Iran has expressed its readiness to help soothe tensions between Azerbaijan and Armenia in the wake of deadly border clashes between the two South Caucasus countries, calling on both sides to engage in dialog.
Foreign Minister Mohammad Javad Zarif of Iran held separate telephone conversations on Tuesday with his Azeri and Armenian counterparts, Elmar Mammadyarov and Zohrab Mnatsakanyan, respectively.
During the calls, Zarif advised both sides to exercise restraint and initiate talks aimed at resolving rifts peacefully.
He also voiced Iran’s readiness to help bring an end to tensions between the two former Soviet republics.
The clashes broke out on the volatile Armenia-Azerbaijan border on Sunday and have continued over the past days.
At least 16 people, including four Armenian troops, 11 Azeri servicemen and one Azeri civilian, have been killed in the worst outbreak of hostilities between the two neighbors.
Officials in both countries have blamed each other for initiating the fighting.

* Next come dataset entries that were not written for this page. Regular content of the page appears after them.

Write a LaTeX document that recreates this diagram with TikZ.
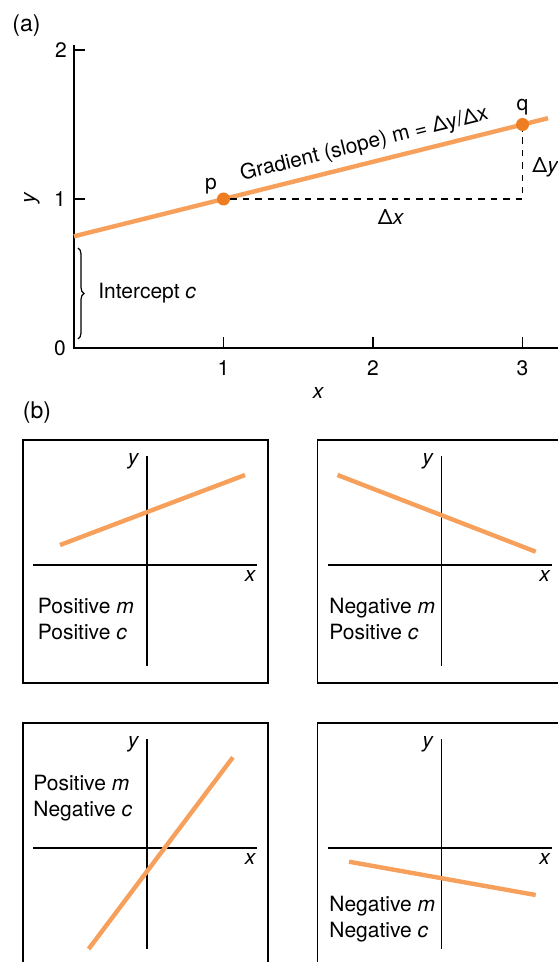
\documentclass[tikz,border=0pt]{standalone}
\usepackage{fontspec}
\setmainfont{TeX Gyre Heros}
\usepackage{tikz}
\usetikzlibrary{positioning,calc,decorations.pathreplacing}

\definecolor{lineorange}{RGB}{246,160,92}
\definecolor{dotorange}{RGB}{238,125,34}

\begin{document}
\begin{tikzpicture}[x=0.5pt, y=-0.5pt,
    every node/.style={font=\fontsize{10.5}{13}\selectfont},
    axis/.style={line width=0.65pt},
    frame/.style={line width=0.8pt},
    fitline/.style={line width=2.2pt, lineorange},
    ptdot/.style={circle, fill=dotorange, inner sep=0pt, minimum size=6.5pt},
    lbl/.style={font=\fontsize{10.5}{13}\selectfont\itshape},
    partlab/.style={font=\fontsize{11.5}{14}\selectfont},
    caseinfo/.style={anchor=west, inner sep=0pt, align=left}]

  \useasboundingbox (0,0) rectangle (557,962);

  %% ─── (a) straight line y = mx + c ───────────────────────────────────────
  \node[partlab] (lab_a) at (26.5,26) {(a)};

  \draw[axis] (74,45) -- (74,348) -- (570,348);
  \draw[axis] (74,50) -- (85,50);
  \draw[axis] (74,199) -- (85,199);
  \node (yt0) at (60,348) {0};
  \node (yt1) at (60,199) {1};
  \node (yt2) at (61,50) {2};
  \foreach \i/\xx in {1/223.5, 2/373, 3/522.5} {
    \draw[axis] (\xx,348) -- (\xx,337);
    \node (xt\i) at (\xx,368) {\i};
  }
  \node[lbl] (xname) at (318,393) {x};
  \node[lbl, rotate=90] (yname) at (32,198) {y};

  \coordinate (c0) at (74,236.3);
  \coordinate (lend) at (548,118.2);
  \coordinate (corner) at (522.5,199);

  \draw[fitline] (c0) -- node[pos=0.622, sloped, above, text=black]
      {Gradient (slope) m = Δy/Δx} (lend);

  \node[ptdot] (p) at (223.5,199) {};
  \node[ptdot] (q) at (522.5,124.5) {};
  \node (plab) at (211,186) {p};
  \node (qlab) at (522.5,107) {q};

  %% rise and run
  \draw[line width=0.55pt, dash pattern=on 3.2pt off 3pt] (p) -- (corner) -- (q);
  \node (dx) at (391,217) {Δ\textit{x}};
  \node[anchor=west, inner sep=0pt] (dy) at (532,167) {Δ\textit{y}};

  %% intercept brace
  \draw[decorate, decoration={brace, amplitude=3pt}, line width=0.6pt]
      (78,248) -- (78,339);
  \node[anchor=west, inner sep=0pt] (icpt) at (98,293) {Intercept \textit{c}};

  %% ─── (b) the four sign cases ────────────────────────────────────────────
  \node[partlab] (lab_b) at (37,413) {(b)};

  \foreach \px/\py [count=\k] in {23/440, 317.5/440, 23/723, 317.5/723} {
    \begin{scope}[shift={(\px,\py)}]
      \draw[frame] (0,0) rectangle (245,243);
      \draw[axis] (124,16) -- (124,226);
      \draw[axis] (10,125) -- (234,125);
      \node[lbl] (ylab\k) at (110,21) {y};
      \node[lbl] (xlab\k) at (227,136) {x};
    \end{scope}
  }

  \draw[fitline] (60,545) -- (245,475);
  \node[caseinfo] (case1) at (37.5,619) {Positive \textit{m}\\Positive \textit{c}};

  \draw[fitline] (337.5,475) -- (535.7,551.7);
  \node[caseinfo] (case2) at (329,619) {Negative \textit{m}\\Positive \textit{c}};

  \draw[fitline] (88.6,949) -- (232.9,757.3);
  \node[caseinfo] (case3) at (33,798.5) {Positive \textit{m}\\Negative \textit{c}};

  \draw[fitline] (349,861.7) -- (535.7,895);
  \node[caseinfo] (case4) at (329,919) {Negative \textit{m}\\Negative \textit{c}};

\end{tikzpicture}
\end{document}
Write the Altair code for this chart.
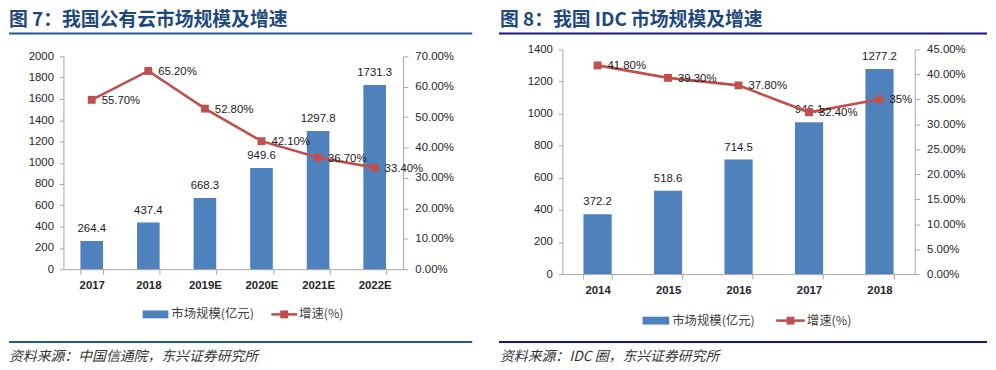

For years, the two neighbors have been locked in a conflict over Azerbaijan’s breakaway, mainly ethnic Armenian region of Nagorno-Karabakh. Though a ceasefire was agreed in 1994, Baku and Yerevan continue to accuse each other of shooting attacks around Nagorno-Karabakh.
The latest flare-up, however, occurred far from Nagorno-Karabakh and directly between the two states.
‘Diplomacy only way out of crisis’
In a tweet on Tuesday, the Iranian president’s chief of staff called for calm and voiced Tehran’s readiness to play mediator.
Mahmoud Vaezi wrote that the skirmishes “threaten both countries’ interests as well as regional stability and calm and is cause for worry.”
He said the sole way out of the crisis is a political settlement of the disputes while taking into account the interests and territorial integrity of both states.
“With a past record of mediation b/w the two countries and given its neighborly relations, I.R. Iran will spare no effort to help,” he added.